### Instruction
Give the lines of the material verbatim, from the first line to the line with "(648,20) rectangle (654,27);", including both.
--- BEGIN Source data ---
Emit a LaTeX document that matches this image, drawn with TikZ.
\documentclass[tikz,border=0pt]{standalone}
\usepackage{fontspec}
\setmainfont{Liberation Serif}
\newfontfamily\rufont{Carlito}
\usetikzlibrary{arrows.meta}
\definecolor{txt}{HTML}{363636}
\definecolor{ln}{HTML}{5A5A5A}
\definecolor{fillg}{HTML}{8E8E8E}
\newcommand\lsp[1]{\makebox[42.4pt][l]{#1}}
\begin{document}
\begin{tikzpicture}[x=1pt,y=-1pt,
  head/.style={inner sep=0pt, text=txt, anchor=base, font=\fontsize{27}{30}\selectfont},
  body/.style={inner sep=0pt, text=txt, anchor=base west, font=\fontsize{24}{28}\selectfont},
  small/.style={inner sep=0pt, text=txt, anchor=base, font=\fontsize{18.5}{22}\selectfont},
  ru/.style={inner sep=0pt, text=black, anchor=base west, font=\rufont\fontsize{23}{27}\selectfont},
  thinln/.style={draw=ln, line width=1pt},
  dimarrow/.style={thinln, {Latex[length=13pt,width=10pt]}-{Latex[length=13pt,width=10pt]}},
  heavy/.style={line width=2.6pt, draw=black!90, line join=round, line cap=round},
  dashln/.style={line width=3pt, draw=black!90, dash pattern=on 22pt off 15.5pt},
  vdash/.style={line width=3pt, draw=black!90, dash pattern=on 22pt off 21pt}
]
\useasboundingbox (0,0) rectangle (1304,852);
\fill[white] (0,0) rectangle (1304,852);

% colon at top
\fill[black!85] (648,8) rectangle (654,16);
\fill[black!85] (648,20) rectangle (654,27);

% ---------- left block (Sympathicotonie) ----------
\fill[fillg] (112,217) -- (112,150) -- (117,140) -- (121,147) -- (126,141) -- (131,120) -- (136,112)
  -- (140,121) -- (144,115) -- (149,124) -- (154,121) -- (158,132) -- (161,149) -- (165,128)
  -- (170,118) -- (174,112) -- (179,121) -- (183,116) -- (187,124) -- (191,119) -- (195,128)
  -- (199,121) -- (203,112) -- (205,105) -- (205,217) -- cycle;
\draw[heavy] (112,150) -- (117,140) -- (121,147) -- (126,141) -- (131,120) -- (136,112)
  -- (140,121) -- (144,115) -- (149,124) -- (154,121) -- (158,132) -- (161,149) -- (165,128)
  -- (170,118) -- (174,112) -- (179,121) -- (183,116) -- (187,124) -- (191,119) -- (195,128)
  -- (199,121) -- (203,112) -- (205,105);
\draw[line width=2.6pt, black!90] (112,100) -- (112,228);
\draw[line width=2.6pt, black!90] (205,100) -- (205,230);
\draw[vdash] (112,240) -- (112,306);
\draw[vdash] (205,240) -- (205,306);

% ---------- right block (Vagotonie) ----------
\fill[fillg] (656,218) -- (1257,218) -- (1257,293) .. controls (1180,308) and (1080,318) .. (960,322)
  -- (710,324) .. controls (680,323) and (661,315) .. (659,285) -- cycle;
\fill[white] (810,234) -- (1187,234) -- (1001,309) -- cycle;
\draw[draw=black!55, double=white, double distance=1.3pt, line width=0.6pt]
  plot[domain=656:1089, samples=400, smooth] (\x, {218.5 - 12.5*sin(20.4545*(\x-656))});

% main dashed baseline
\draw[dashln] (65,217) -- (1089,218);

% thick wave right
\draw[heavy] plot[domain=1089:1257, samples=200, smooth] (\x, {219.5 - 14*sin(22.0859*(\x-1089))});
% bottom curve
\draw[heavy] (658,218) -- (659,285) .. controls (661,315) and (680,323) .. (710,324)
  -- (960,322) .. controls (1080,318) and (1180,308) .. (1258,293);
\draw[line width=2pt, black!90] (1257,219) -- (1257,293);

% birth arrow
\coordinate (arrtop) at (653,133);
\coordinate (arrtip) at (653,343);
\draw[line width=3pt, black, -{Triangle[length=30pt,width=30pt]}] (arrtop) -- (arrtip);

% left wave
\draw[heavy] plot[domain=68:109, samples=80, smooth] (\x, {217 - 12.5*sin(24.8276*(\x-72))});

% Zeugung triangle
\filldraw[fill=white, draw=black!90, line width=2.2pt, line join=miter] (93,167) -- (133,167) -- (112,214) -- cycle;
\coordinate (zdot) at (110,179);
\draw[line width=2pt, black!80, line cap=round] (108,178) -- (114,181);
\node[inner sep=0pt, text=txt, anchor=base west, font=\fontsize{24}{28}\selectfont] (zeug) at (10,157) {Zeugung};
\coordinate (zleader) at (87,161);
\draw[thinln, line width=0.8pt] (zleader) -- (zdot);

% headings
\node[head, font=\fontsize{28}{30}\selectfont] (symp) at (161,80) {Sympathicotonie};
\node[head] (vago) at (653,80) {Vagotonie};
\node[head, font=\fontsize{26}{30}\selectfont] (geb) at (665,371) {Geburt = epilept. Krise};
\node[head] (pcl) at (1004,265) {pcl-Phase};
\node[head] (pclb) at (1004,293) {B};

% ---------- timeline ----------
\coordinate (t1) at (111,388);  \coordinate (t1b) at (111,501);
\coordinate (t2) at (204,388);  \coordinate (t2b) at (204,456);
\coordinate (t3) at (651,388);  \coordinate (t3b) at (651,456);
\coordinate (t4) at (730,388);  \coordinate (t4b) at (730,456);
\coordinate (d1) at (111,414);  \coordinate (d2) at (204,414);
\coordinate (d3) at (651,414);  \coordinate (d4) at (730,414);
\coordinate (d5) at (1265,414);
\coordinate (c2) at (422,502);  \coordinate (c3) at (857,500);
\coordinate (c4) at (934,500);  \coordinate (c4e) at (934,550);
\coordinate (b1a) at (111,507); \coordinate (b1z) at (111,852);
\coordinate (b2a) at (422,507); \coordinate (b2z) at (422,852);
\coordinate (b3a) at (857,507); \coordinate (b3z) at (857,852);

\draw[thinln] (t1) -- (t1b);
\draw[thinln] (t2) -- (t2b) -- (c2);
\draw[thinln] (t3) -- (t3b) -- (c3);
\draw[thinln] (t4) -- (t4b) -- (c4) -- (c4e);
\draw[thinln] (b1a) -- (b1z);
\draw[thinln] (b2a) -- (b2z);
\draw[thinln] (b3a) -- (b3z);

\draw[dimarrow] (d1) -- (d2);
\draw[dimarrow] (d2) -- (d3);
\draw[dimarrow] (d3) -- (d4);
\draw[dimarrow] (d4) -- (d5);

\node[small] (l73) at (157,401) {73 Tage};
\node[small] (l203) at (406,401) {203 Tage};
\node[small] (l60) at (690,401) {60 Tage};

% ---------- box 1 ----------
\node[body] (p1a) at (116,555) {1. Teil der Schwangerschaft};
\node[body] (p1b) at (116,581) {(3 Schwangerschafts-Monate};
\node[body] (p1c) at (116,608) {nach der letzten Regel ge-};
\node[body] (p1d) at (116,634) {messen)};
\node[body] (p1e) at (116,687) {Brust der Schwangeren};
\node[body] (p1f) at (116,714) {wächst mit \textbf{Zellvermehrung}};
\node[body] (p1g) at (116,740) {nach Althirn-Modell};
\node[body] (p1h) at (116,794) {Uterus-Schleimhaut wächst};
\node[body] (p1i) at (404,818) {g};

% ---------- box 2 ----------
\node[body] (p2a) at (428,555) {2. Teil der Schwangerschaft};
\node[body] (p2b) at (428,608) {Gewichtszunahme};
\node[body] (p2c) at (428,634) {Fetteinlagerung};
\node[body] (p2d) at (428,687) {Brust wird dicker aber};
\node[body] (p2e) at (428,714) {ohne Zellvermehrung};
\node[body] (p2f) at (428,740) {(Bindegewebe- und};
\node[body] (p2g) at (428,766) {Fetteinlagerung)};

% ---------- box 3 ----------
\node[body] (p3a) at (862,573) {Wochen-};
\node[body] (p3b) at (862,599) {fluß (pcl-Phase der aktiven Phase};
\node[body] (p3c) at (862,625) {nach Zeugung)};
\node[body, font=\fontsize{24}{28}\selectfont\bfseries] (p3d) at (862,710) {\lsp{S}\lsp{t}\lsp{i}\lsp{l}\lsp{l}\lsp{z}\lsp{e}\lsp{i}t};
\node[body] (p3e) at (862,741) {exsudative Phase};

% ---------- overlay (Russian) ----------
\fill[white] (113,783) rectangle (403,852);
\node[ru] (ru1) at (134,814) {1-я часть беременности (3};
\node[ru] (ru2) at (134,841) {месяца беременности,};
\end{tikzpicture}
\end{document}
--- END Source data ---
### Solution for this problem
Emit a LaTeX document that matches this image, drawn with TikZ.
\documentclass[tikz,border=0pt]{standalone}
\usepackage{fontspec}
\setmainfont{Liberation Serif}
\newfontfamily\rufont{Carlito}
\usetikzlibrary{arrows.meta}
\definecolor{txt}{HTML}{363636}
\definecolor{ln}{HTML}{5A5A5A}
\definecolor{fillg}{HTML}{8E8E8E}
\newcommand\lsp[1]{\makebox[42.4pt][l]{#1}}
\begin{document}
\begin{tikzpicture}[x=1pt,y=-1pt,
  head/.style={inner sep=0pt, text=txt, anchor=base, font=\fontsize{27}{30}\selectfont},
  body/.style={inner sep=0pt, text=txt, anchor=base west, font=\fontsize{24}{28}\selectfont},
  small/.style={inner sep=0pt, text=txt, anchor=base, font=\fontsize{18.5}{22}\selectfont},
  ru/.style={inner sep=0pt, text=black, anchor=base west, font=\rufont\fontsize{23}{27}\selectfont},
  thinln/.style={draw=ln, line width=1pt},
  dimarrow/.style={thinln, {Latex[length=13pt,width=10pt]}-{Latex[length=13pt,width=10pt]}},
  heavy/.style={line width=2.6pt, draw=black!90, line join=round, line cap=round},
  dashln/.style={line width=3pt, draw=black!90, dash pattern=on 22pt off 15.5pt},
  vdash/.style={line width=3pt, draw=black!90, dash pattern=on 22pt off 21pt}
]
\useasboundingbox (0,0) rectangle (1304,852);
\fill[white] (0,0) rectangle (1304,852);

% colon at top
\fill[black!85] (648,8) rectangle (654,16);
\fill[black!85] (648,20) rectangle (654,27);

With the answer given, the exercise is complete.